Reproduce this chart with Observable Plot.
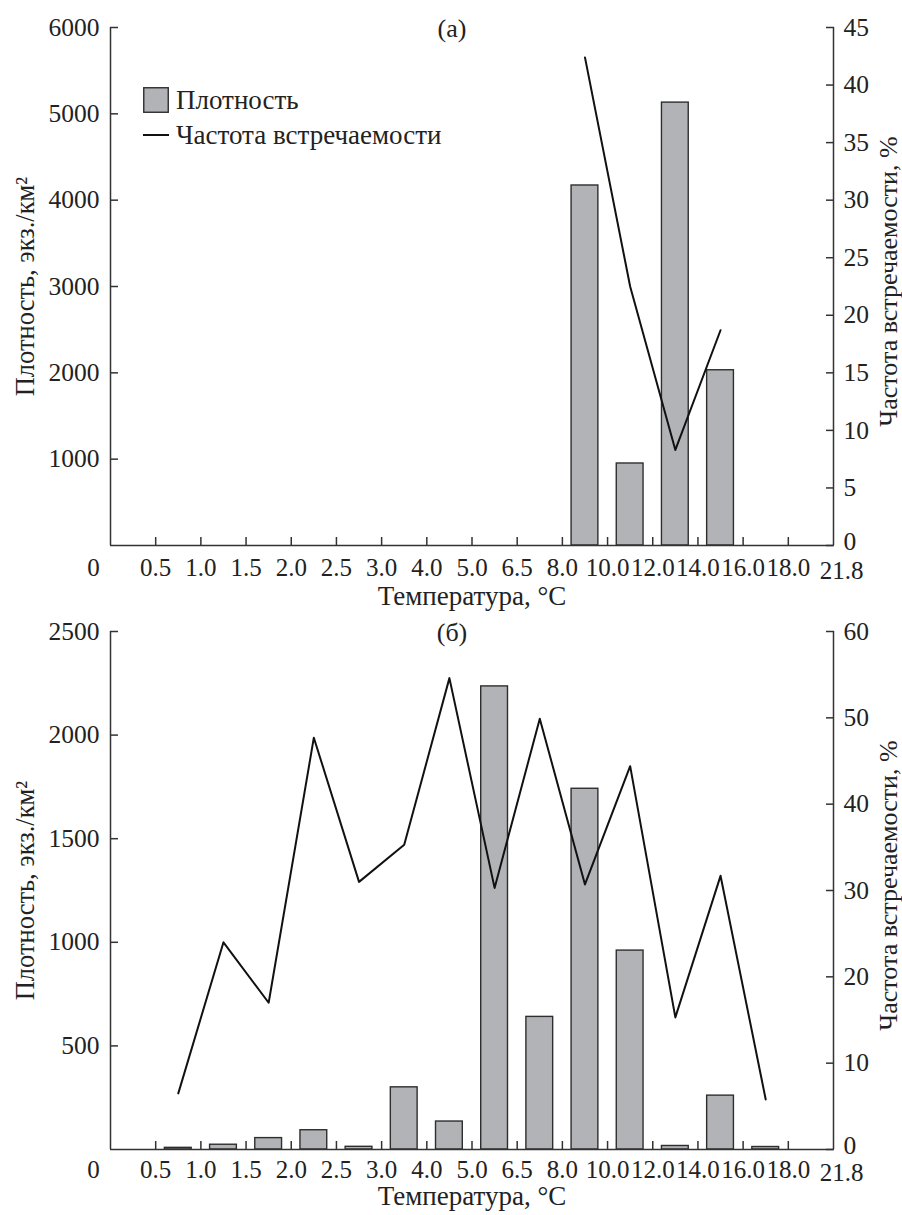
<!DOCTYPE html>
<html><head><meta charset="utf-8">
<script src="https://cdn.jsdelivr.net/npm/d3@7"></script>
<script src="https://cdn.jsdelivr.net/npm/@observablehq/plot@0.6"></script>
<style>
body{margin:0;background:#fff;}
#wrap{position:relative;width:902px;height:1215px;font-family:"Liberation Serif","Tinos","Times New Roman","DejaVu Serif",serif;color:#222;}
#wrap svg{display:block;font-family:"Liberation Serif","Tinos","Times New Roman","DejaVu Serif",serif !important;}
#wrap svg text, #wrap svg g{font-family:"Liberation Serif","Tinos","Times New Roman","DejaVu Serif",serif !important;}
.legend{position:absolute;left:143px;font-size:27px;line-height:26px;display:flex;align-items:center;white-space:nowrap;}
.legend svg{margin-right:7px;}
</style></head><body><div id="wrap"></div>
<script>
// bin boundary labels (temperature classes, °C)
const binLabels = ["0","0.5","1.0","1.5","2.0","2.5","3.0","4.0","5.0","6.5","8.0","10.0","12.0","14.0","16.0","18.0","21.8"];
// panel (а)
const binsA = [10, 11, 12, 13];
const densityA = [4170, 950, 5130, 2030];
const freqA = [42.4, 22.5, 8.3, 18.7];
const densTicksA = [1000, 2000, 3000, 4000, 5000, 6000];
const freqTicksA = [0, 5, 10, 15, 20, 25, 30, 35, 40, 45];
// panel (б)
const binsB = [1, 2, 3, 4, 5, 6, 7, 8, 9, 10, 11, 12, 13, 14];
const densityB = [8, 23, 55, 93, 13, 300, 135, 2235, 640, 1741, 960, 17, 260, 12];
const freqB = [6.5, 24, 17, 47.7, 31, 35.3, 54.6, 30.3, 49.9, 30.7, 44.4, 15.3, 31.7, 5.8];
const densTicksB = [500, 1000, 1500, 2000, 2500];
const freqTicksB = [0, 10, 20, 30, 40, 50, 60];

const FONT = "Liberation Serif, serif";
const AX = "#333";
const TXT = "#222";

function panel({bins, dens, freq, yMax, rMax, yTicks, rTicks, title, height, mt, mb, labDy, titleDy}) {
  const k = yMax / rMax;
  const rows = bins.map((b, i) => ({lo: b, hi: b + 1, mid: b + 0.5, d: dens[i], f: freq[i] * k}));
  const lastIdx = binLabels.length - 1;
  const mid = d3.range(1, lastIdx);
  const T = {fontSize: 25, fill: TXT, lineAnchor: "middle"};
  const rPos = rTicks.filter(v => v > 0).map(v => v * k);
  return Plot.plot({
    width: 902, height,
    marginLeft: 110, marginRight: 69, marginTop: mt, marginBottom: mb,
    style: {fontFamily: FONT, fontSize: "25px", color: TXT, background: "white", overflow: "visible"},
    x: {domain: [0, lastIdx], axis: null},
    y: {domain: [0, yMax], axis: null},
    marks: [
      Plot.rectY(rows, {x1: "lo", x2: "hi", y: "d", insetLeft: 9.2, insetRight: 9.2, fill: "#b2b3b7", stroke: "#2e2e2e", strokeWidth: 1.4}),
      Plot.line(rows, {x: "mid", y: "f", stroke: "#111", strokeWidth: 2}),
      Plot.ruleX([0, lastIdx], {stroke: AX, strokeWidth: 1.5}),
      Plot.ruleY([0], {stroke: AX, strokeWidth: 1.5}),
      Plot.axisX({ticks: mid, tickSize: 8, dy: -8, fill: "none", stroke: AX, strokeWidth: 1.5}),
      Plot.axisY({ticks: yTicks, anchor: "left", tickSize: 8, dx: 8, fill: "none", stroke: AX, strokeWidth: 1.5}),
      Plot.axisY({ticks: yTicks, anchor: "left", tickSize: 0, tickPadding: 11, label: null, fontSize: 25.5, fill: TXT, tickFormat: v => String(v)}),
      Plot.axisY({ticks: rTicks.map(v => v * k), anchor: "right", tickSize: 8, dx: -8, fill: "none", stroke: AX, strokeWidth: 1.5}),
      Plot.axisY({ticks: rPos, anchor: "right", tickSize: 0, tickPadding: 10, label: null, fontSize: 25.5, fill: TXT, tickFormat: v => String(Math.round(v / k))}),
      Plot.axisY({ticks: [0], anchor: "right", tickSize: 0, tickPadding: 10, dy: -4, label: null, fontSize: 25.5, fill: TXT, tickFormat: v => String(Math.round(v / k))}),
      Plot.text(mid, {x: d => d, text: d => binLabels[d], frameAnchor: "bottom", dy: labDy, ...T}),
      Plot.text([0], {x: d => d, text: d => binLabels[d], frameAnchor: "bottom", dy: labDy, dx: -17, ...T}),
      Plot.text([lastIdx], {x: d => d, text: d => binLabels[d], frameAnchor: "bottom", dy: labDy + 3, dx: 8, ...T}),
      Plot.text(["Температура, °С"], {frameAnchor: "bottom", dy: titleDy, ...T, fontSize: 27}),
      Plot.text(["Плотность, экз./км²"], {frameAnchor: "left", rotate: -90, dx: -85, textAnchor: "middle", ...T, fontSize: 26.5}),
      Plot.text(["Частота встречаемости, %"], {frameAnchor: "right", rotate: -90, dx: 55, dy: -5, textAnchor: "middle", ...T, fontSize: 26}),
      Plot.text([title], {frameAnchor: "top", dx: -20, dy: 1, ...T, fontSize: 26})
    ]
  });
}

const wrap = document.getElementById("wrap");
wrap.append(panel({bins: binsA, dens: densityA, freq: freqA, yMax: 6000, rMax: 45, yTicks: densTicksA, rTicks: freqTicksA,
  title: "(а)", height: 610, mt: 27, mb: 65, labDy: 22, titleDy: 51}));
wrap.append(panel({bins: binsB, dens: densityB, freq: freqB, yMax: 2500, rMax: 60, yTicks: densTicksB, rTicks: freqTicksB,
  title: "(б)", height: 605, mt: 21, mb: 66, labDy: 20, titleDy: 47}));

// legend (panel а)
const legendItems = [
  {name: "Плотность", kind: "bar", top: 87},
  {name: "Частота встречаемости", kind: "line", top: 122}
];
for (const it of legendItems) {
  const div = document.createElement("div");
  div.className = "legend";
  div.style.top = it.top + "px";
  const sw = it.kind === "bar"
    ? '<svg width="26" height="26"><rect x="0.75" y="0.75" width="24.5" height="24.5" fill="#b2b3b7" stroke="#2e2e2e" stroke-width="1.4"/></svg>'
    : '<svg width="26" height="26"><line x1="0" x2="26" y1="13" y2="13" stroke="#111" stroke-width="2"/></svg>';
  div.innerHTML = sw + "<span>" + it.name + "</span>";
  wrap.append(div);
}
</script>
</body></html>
# # # #
WHAT IS ASKED: All of the data needs repeating exactly, but the pictures do not.

ANSWER TO THIS PROBLEM:
Reproduce this chart with Observable Plot.
<!DOCTYPE html>
<html><head><meta charset="utf-8">
<script src="https://cdn.jsdelivr.net/npm/d3@7"></script>
<script src="https://cdn.jsdelivr.net/npm/@observablehq/plot@0.6"></script>
<style>
body{margin:0;background:#fff;}
#wrap{position:relative;width:902px;height:1215px;font-family:"Liberation Serif","Tinos","Times New Roman","DejaVu Serif",serif;color:#222;}
#wrap svg{display:block;font-family:"Liberation Serif","Tinos","Times New Roman","DejaVu Serif",serif !important;}
#wrap svg text, #wrap svg g{font-family:"Liberation Serif","Tinos","Times New Roman","DejaVu Serif",serif !important;}
.legend{position:absolute;left:143px;font-size:27px;line-height:26px;display:flex;align-items:center;white-space:nowrap;}
.legend svg{margin-right:7px;}
</style></head><body><div id="wrap"></div>
<script>
// bin boundary labels (temperature classes, °C)
const binLabels = ["0","0.5","1.0","1.5","2.0","2.5","3.0","4.0","5.0","6.5","8.0","10.0","12.0","14.0","16.0","18.0","21.8"];
// panel (а)
const binsA = [10, 11, 12, 13];
const densityA = [4170, 950, 5130, 2030];
const freqA = [42.4, 22.5, 8.3, 18.7];
const densTicksA = [1000, 2000, 3000, 4000, 5000, 6000];
const freqTicksA = [0, 5, 10, 15, 20, 25, 30, 35, 40, 45];
// panel (б)
const binsB = [1, 2, 3, 4, 5, 6, 7, 8, 9, 10, 11, 12, 13, 14];
const densityB = [8, 23, 55, 93, 13, 300, 135, 2235, 640, 1741, 960, 17, 260, 12];
const freqB = [6.5, 24, 17, 47.7, 31, 35.3, 54.6, 30.3, 49.9, 30.7, 44.4, 15.3, 31.7, 5.8];
const densTicksB = [500, 1000, 1500, 2000, 2500];
const freqTicksB = [0, 10, 20, 30, 40, 50, 60];

const FONT = "Liberation Serif, serif";
const AX = "#333";
const TXT = "#222";

function panel({bins, dens, freq, yMax, rMax, yTicks, rTicks, title, height, mt, mb, labDy, titleDy}) {
  const k = yMax / rMax;
  const rows = bins.map((b, i) => ({lo: b, hi: b + 1, mid: b + 0.5, d: dens[i], f: freq[i] * k}));
  const lastIdx = binLabels.length - 1;
  const mid = d3.range(1, lastIdx);
  const T = {fontSize: 25, fill: TXT, lineAnchor: "middle"};
  const rPos = rTicks.filter(v => v > 0).map(v => v * k);
  return Plot.plot({
    width: 902, height,
    marginLeft: 110, marginRight: 69, marginTop: mt, marginBottom: mb,
    style: {fontFamily: FONT, fontSize: "25px", color: TXT, background: "white", overflow: "visible"},
    x: {domain: [0, lastIdx], axis: null},
    y: {domain: [0, yMax], axis: null},
    marks: [
      Plot.rectY(rows, {x1: "lo", x2: "hi", y: "d", insetLeft: 9.2, insetRight: 9.2, fill: "#b2b3b7", stroke: "#2e2e2e", strokeWidth: 1.4}),
      Plot.line(rows, {x: "mid", y: "f", stroke: "#111", strokeWidth: 2}),
      Plot.ruleX([0, lastIdx], {stroke: AX, strokeWidth: 1.5}),
      Plot.ruleY([0], {stroke: AX, strokeWidth: 1.5}),
      Plot.axisX({ticks: mid, tickSize: 8, dy: -8, fill: "none", stroke: AX, strokeWidth: 1.5}),
      Plot.axisY({ticks: yTicks, anchor: "left", tickSize: 8, dx: 8, fill: "none", stroke: AX, strokeWidth: 1.5}),
      Plot.axisY({ticks: yTicks, anchor: "left", tickSize: 0, tickPadding: 11, label: null, fontSize: 25.5, fill: TXT, tickFormat: v => String(v)}),
      Plot.axisY({ticks: rTicks.map(v => v * k), anchor: "right", tickSize: 8, dx: -8, fill: "none", stroke: AX, strokeWidth: 1.5}),
      Plot.axisY({ticks: rPos, anchor: "right", tickSize: 0, tickPadding: 10, label: null, fontSize: 25.5, fill: TXT, tickFormat: v => String(Math.round(v / k))}),
      Plot.axisY({ticks: [0], anchor: "right", tickSize: 0, tickPadding: 10, dy: -4, label: null, fontSize: 25.5, fill: TXT, tickFormat: v => String(Math.round(v / k))}),
      Plot.text(mid, {x: d => d, text: d => binLabels[d], frameAnchor: "bottom", dy: labDy, ...T}),
      Plot.text([0], {x: d => d, text: d => binLabels[d], frameAnchor: "bottom", dy: labDy, dx: -17, ...T}),
      Plot.text([lastIdx], {x: d => d, text: d => binLabels[d], frameAnchor: "bottom", dy: labDy + 3, dx: 8, ...T}),
      Plot.text(["Температура, °С"], {frameAnchor: "bottom", dy: titleDy, ...T, fontSize: 27}),
      Plot.text(["Плотность, экз./км²"], {frameAnchor: "left", rotate: -90, dx: -85, textAnchor: "middle", ...T, fontSize: 26.5}),
      Plot.text(["Частота встречаемости, %"], {frameAnchor: "right", rotate: -90, dx: 55, dy: -5, textAnchor: "middle", ...T, fontSize: 26}),
      Plot.text([title], {frameAnchor: "top", dx: -20, dy: 1, ...T, fontSize: 26})
    ]
  });
}

const wrap = document.getElementById("wrap");
wrap.append(panel({bins: binsA, dens: densityA, freq: freqA, yMax: 6000, rMax: 45, yTicks: densTicksA, rTicks: freqTicksA,
  title: "(а)", height: 610, mt: 27, mb: 65, labDy: 22, titleDy: 51}));
wrap.append(panel({bins: binsB, dens: densityB, freq: freqB, yMax: 2500, rMax: 60, yTicks: densTicksB, rTicks: freqTicksB,
  title: "(б)", height: 605, mt: 21, mb: 66, labDy: 20, titleDy: 47}));

// legend (panel а)
const legendItems = [
  {name: "Плотность", kind: "bar", top: 87},
  {name: "Частота встречаемости", kind: "line", top: 122}
];
for (const it of legendItems) {
  const div = document.createElement("div");
  div.className = "legend";
  div.style.top = it.top + "px";
  const sw = it.kind === "bar"
    ? '<svg width="26" height="26"><rect x="0.75" y="0.75" width="24.5" height="24.5" fill="#b2b3b7" stroke="#2e2e2e" stroke-width="1.4"/></svg>'
    : '<svg width="26" height="26"><line x1="0" x2="26" y1="13" y2="13" stroke="#111" stroke-width="2"/></svg>';
  div.innerHTML = sw + "<span>" + it.name + "</span>";
  wrap.append(div);
}
</script>
</body></html>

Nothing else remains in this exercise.